Filippa Wallen

Personal information
- Date of birth: 21 January 2000 (age 26)
- Place of birth: Sweden
- Height: 1.69 m (5 ft 7 in)
- Position: Defender

Team information
- Current team: IF Brommapojkarna
- Number: 24

Senior career*
- Years: Team / Apps / (Gls)
- 2012–2017: AIK / 3 / (0)
- 2017–2020: IF Brommapojkarna / 25 / (0)
- 2020: West Ham United / 2 / (0)
- 2020: Apollon Ladies / 0 / (0)
- 2021: Vittsjö GIK / 11 / (0)
- 2022–: IF Brommapojkarna / 2 / (0)

International career^{‡}
- 2015–2016: Sweden U-17 / 3 / (0)

= Filippa Wallen =

Swedish footballer

Filippa Wallen (born 21 January 2000) is a Swedish professional footballer who plays as a defender for IF Brommapojkarna in the Damallsvenskan. She previously played for IF Brommapojkarna and AIK in Sweden.
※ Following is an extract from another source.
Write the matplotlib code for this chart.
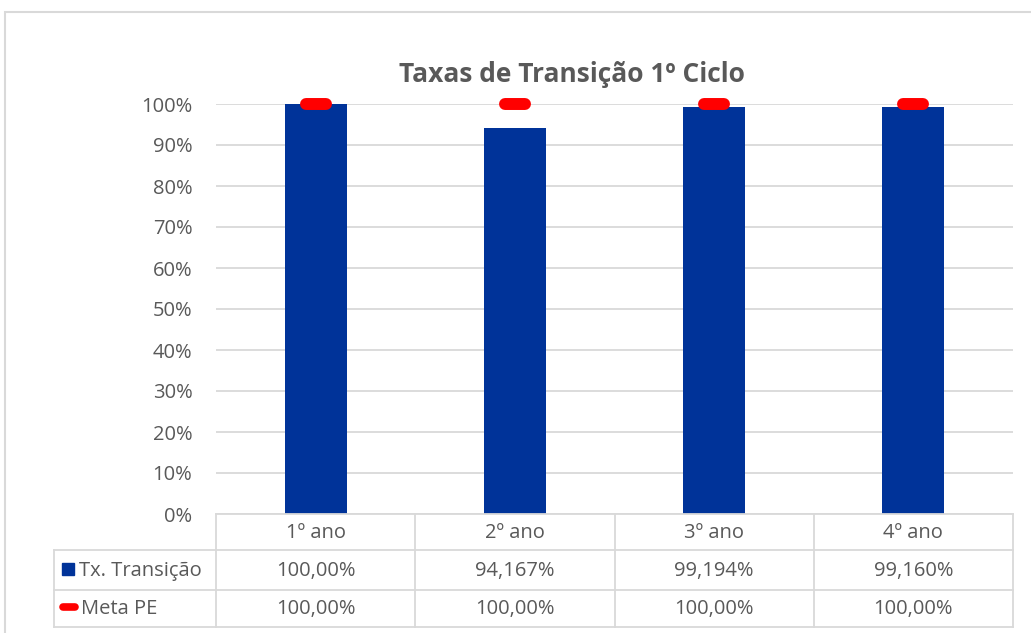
import matplotlib.pyplot as plt
from matplotlib.markers import MarkerStyle
from matplotlib.patches import Rectangle
from matplotlib.lines import Line2D

plt.rcParams['font.family'] = ['Open Sans', 'DejaVu Sans']

categorias = ['1º ano', '2º ano', '3º ano', '4º ano']
tx_transicao = [100.00, 94.167, 99.194, 99.160]
meta_pe = [100.00, 100.00, 100.00, 100.00]
rotulos_tx = ['100,00%', '94,167%', '99,194%', '99,160%']
rotulos_meta = ['100,00%', '100,00%', '100,00%', '100,00%']
titulo = 'Taxas de Transição 1º Ciclo'

W, H = 1031, 633
AZUL = '#003399'
VERMELHO = '#ff0000'
CINZA = '#595959'
GRELHA = '#d9d9d9'
FS = 14.5


def fx(px):
    return px / W


def fy(py):
    return 1 - py / H


fig = plt.figure(figsize=(W / 100, H / 100), dpi=100)

# moldura do gráfico
fig.patches.append(Rectangle((fx(4.5), fy(1000)), fx(1100), fy(11.5) - fy(1000),
                             transform=fig.transFigure, fill=False,
                             edgecolor=GRELHA, lw=1.5))

left, right, top, bottom = 216, 1013, 104, 514
ax = fig.add_axes([fx(left), fy(bottom), fx(right - left), fy(top) - fy(bottom)])

x = range(len(categorias))
ax.bar(x, [v / 100 for v in tx_transicao], width=0.31, color=AZUL, zorder=3)
mk = MarkerStyle('_', capstyle='round')
ax.plot(x, [v / 100 for v in meta_pe], linestyle='none', marker=mk,
        markersize=15, markeredgewidth=8.6, color=VERMELHO, zorder=4, clip_on=False)

ax.set_xlim(-0.5, len(categorias) - 0.5)
ax.set_ylim(0, 1)
ax.set_yticks([i / 10 for i in range(11)])
ax.set_yticklabels([f'{i * 10}%' for i in range(11)], fontsize=FS, color=CINZA)
ax.tick_params(axis='y', length=0, pad=17)
ax.set_xticks([])
ax.grid(axis='y', color=GRELHA, lw=1.3, zorder=0)
for s in ax.spines.values():
    s.set_visible(False)

fig.text(fx(572), fy(74), titulo, ha='center', va='center',
         fontsize=19, fontweight='bold', color=CINZA)

# tabela de dados
cols = [216, 415.25, 614.5, 813.75, 1013]
rows = [514, 550, 590, 627]
lw_t = 1.3
for c in cols:
    fig.add_artist(Line2D([fx(c)] * 2, [fy(514), fy(627)], color=GRELHA, lw=lw_t))
fig.add_artist(Line2D([fx(54)] * 2, [fy(550), fy(627)], color=GRELHA, lw=lw_t))
fig.add_artist(Line2D([fx(216), fx(1013)], [fy(514)] * 2, color=GRELHA, lw=lw_t))
for r in rows[1:]:
    fig.add_artist(Line2D([fx(54), fx(1013)], [fy(r)] * 2, color=GRELHA, lw=lw_t))

for i, cat in enumerate(categorias):
    cx = (cols[i] + cols[i + 1]) / 2
    fig.text(fx(cx), fy(533), cat, ha='center', va='center', fontsize=FS, color=CINZA)
    fig.text(fx(cx), fy(571), rotulos_tx[i], ha='center', va='center', fontsize=FS, color=CINZA)
    fig.text(fx(cx), fy(609), rotulos_meta[i], ha='center', va='center', fontsize=FS, color=CINZA)

fig.patches.append(Rectangle((fx(62), fy(575)), fx(12), fy(563) - fy(575),
                             transform=fig.transFigure, color=AZUL))
fig.add_artist(Line2D([fx(69)], [fy(607)], marker=mk, markersize=9,
                      markeredgewidth=5.5, color=VERMELHO))
fig.text(fx(79), fy(571), 'Tx. Transição', ha='left', va='center', fontsize=FS, color=CINZA)
fig.text(fx(81), fy(609), 'Meta PE', ha='left', va='center', fontsize=FS, color=CINZA)

fig.savefig('out.png', dpi=100)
Wallen represented Sweden on the under-17 national team.

==Playing career==
===Club===
In January 2020, Wallen signed with West Ham United for the 2019–20 FA WSL season. Of the signing, manager Matt Beard noted, "Filippa is a talented and pacey full-back who has already shown her quality, despite her young age, in Swedish football."

===International===
Wallen represented Sweden on the under-17 national team.